▽

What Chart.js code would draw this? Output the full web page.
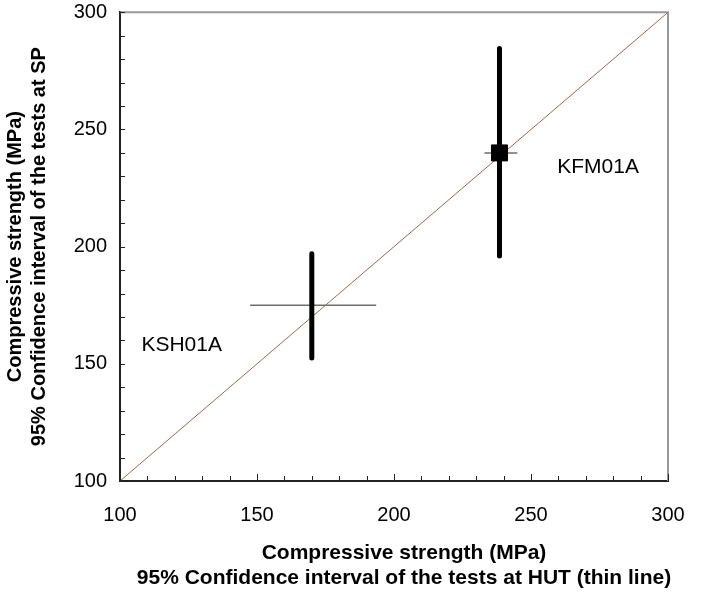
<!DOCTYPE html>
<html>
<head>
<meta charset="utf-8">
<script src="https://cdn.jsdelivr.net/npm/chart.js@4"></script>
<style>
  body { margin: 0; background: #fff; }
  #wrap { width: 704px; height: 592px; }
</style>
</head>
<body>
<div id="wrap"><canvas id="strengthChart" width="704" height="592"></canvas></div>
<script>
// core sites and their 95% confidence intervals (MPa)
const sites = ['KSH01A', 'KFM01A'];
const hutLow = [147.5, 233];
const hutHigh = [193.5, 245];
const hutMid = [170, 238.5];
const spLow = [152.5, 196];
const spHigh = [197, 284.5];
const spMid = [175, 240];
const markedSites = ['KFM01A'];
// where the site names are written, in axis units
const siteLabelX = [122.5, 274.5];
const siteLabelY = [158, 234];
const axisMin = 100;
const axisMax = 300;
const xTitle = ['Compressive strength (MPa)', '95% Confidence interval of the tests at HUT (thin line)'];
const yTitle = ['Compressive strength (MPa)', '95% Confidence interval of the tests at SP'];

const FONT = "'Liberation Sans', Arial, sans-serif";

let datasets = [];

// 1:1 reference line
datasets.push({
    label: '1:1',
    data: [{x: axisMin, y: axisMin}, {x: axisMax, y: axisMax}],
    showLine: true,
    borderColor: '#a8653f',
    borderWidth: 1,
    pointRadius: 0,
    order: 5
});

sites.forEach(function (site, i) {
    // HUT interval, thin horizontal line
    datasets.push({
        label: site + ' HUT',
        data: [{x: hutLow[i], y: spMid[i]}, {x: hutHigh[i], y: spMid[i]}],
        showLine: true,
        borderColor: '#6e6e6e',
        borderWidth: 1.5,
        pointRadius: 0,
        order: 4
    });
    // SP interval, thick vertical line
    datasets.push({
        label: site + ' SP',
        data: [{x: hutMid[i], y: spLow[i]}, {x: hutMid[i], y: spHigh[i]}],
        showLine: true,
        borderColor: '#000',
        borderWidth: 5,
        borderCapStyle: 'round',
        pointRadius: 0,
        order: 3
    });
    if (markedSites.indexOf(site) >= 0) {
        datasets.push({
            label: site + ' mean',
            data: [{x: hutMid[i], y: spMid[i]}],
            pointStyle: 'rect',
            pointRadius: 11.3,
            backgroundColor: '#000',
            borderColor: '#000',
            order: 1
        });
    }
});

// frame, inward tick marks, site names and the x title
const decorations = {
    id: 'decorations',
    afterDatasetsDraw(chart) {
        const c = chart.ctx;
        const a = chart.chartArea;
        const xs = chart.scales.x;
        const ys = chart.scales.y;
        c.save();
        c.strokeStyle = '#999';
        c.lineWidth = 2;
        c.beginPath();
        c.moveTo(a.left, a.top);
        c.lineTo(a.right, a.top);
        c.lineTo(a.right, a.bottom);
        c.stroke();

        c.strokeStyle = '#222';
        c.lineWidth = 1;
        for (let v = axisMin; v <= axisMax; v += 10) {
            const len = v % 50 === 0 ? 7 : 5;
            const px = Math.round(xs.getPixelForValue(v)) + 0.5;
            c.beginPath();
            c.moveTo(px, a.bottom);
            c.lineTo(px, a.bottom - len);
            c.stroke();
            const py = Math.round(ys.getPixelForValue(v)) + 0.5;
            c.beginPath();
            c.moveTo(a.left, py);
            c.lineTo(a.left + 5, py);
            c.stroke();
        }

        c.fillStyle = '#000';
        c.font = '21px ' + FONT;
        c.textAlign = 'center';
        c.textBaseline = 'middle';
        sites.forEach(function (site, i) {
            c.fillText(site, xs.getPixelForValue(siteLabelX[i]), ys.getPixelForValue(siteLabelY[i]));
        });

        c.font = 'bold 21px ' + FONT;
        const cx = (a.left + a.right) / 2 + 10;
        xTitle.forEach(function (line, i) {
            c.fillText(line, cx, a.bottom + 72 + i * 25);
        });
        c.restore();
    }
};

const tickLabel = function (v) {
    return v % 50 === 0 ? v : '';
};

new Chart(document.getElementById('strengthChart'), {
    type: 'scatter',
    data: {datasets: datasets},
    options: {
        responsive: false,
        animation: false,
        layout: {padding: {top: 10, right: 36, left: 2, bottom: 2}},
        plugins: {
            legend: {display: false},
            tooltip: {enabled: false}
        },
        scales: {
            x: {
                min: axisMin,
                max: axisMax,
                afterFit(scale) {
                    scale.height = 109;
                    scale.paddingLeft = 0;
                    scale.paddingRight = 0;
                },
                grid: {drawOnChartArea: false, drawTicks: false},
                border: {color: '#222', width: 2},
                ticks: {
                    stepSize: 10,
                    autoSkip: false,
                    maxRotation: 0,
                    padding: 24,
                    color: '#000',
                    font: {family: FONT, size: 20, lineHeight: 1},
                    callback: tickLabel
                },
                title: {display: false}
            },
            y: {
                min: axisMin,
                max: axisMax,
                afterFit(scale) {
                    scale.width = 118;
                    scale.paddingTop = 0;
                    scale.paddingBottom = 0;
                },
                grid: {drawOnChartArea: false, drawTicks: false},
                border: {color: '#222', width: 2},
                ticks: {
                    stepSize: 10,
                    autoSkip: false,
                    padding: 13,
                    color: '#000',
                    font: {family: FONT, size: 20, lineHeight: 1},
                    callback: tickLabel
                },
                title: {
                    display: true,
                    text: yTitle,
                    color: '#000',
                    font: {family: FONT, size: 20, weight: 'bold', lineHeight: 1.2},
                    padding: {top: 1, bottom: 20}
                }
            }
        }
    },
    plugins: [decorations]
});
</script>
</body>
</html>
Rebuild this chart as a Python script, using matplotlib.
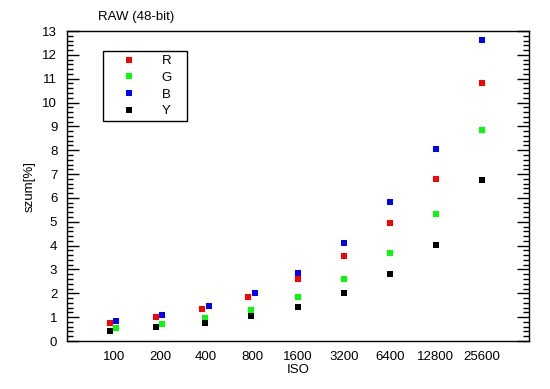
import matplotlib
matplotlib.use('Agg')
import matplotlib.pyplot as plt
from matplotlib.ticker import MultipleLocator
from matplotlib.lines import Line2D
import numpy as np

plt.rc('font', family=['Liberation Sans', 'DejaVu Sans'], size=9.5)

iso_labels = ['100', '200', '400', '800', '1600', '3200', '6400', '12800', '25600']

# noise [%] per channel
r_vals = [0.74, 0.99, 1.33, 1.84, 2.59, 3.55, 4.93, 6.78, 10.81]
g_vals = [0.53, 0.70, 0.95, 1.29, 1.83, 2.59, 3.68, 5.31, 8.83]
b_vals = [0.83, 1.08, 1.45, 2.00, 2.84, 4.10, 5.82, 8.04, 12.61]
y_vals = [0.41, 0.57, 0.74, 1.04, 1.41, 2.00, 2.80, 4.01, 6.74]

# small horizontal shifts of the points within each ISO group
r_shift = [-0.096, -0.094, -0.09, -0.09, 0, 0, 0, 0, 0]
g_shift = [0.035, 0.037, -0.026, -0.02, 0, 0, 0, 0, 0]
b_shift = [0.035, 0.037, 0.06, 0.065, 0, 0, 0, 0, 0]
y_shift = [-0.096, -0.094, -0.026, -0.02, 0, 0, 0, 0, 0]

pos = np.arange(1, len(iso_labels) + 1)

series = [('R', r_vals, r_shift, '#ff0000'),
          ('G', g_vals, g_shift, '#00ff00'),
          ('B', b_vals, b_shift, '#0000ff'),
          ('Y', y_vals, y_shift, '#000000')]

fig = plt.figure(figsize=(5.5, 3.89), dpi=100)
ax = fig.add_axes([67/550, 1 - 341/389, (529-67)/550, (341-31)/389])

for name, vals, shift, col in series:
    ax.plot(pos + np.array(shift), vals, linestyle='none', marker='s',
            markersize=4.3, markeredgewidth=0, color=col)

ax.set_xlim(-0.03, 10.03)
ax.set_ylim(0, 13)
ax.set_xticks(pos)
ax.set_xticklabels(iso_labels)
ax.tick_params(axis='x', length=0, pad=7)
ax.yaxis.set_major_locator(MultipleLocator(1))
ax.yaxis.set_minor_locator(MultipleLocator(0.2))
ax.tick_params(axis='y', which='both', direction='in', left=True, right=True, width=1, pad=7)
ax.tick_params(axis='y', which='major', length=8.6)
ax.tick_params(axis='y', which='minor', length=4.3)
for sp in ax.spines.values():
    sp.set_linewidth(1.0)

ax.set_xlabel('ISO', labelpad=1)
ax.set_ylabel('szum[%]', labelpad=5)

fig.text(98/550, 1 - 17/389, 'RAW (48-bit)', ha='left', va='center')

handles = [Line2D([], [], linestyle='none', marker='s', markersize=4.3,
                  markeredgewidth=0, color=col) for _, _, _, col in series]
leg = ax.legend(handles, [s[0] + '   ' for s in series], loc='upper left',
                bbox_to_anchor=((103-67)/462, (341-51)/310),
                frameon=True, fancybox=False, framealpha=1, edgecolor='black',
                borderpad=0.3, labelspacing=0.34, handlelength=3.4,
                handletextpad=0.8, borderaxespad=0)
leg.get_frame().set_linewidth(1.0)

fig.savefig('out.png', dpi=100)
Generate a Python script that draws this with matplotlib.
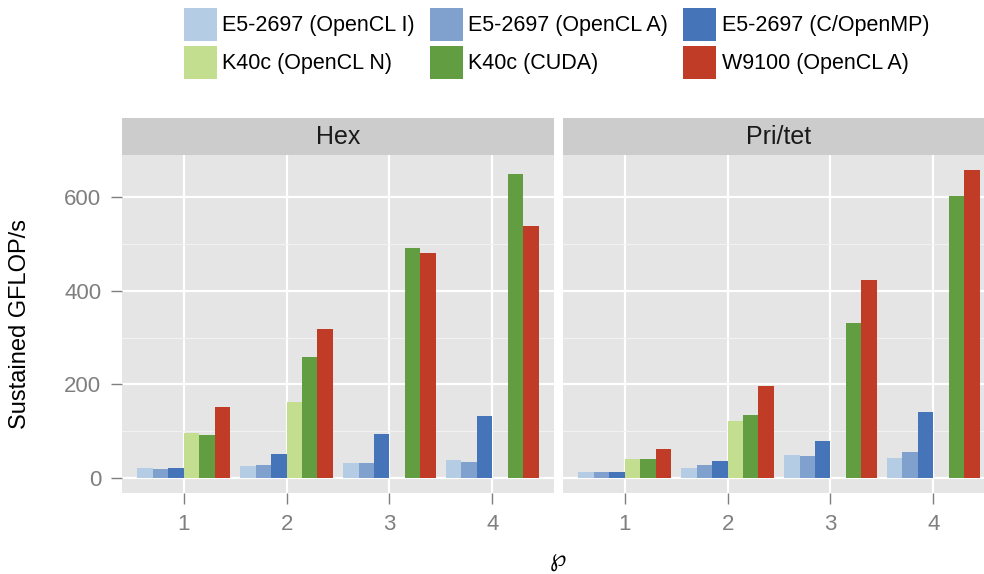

△

* [Written request]:
Go to the line containing "Rebuild this chart" and copy exactly from there through the line containing "fig.text(98/550, 1 - 17/389, 'RAW", both included, and nothing more. Pictures are excluded.

* [Response]:
Rebuild this chart as a Python script, using matplotlib.
import matplotlib
matplotlib.use('Agg')
import matplotlib.pyplot as plt
from matplotlib.ticker import MultipleLocator
from matplotlib.lines import Line2D
import numpy as np

plt.rc('font', family=['Liberation Sans', 'DejaVu Sans'], size=9.5)

iso_labels = ['100', '200', '400', '800', '1600', '3200', '6400', '12800', '25600']

# noise [%] per channel
r_vals = [0.74, 0.99, 1.33, 1.84, 2.59, 3.55, 4.93, 6.78, 10.81]
g_vals = [0.53, 0.70, 0.95, 1.29, 1.83, 2.59, 3.68, 5.31, 8.83]
b_vals = [0.83, 1.08, 1.45, 2.00, 2.84, 4.10, 5.82, 8.04, 12.61]
y_vals = [0.41, 0.57, 0.74, 1.04, 1.41, 2.00, 2.80, 4.01, 6.74]

# small horizontal shifts of the points within each ISO group
r_shift = [-0.096, -0.094, -0.09, -0.09, 0, 0, 0, 0, 0]
g_shift = [0.035, 0.037, -0.026, -0.02, 0, 0, 0, 0, 0]
b_shift = [0.035, 0.037, 0.06, 0.065, 0, 0, 0, 0, 0]
y_shift = [-0.096, -0.094, -0.026, -0.02, 0, 0, 0, 0, 0]

pos = np.arange(1, len(iso_labels) + 1)

series = [('R', r_vals, r_shift, '#ff0000'),
          ('G', g_vals, g_shift, '#00ff00'),
          ('B', b_vals, b_shift, '#0000ff'),
          ('Y', y_vals, y_shift, '#000000')]

fig = plt.figure(figsize=(5.5, 3.89), dpi=100)
ax = fig.add_axes([67/550, 1 - 341/389, (529-67)/550, (341-31)/389])

for name, vals, shift, col in series:
    ax.plot(pos + np.array(shift), vals, linestyle='none', marker='s',
            markersize=4.3, markeredgewidth=0, color=col)

ax.set_xlim(-0.03, 10.03)
ax.set_ylim(0, 13)
ax.set_xticks(pos)
ax.set_xticklabels(iso_labels)
ax.tick_params(axis='x', length=0, pad=7)
ax.yaxis.set_major_locator(MultipleLocator(1))
ax.yaxis.set_minor_locator(MultipleLocator(0.2))
ax.tick_params(axis='y', which='both', direction='in', left=True, right=True, width=1, pad=7)
ax.tick_params(axis='y', which='major', length=8.6)
ax.tick_params(axis='y', which='minor', length=4.3)
for sp in ax.spines.values():
    sp.set_linewidth(1.0)

ax.set_xlabel('ISO', labelpad=1)
ax.set_ylabel('szum[%]', labelpad=5)

fig.text(98/550, 1 - 17/389, 'RAW (48-bit)', ha='left', va='center')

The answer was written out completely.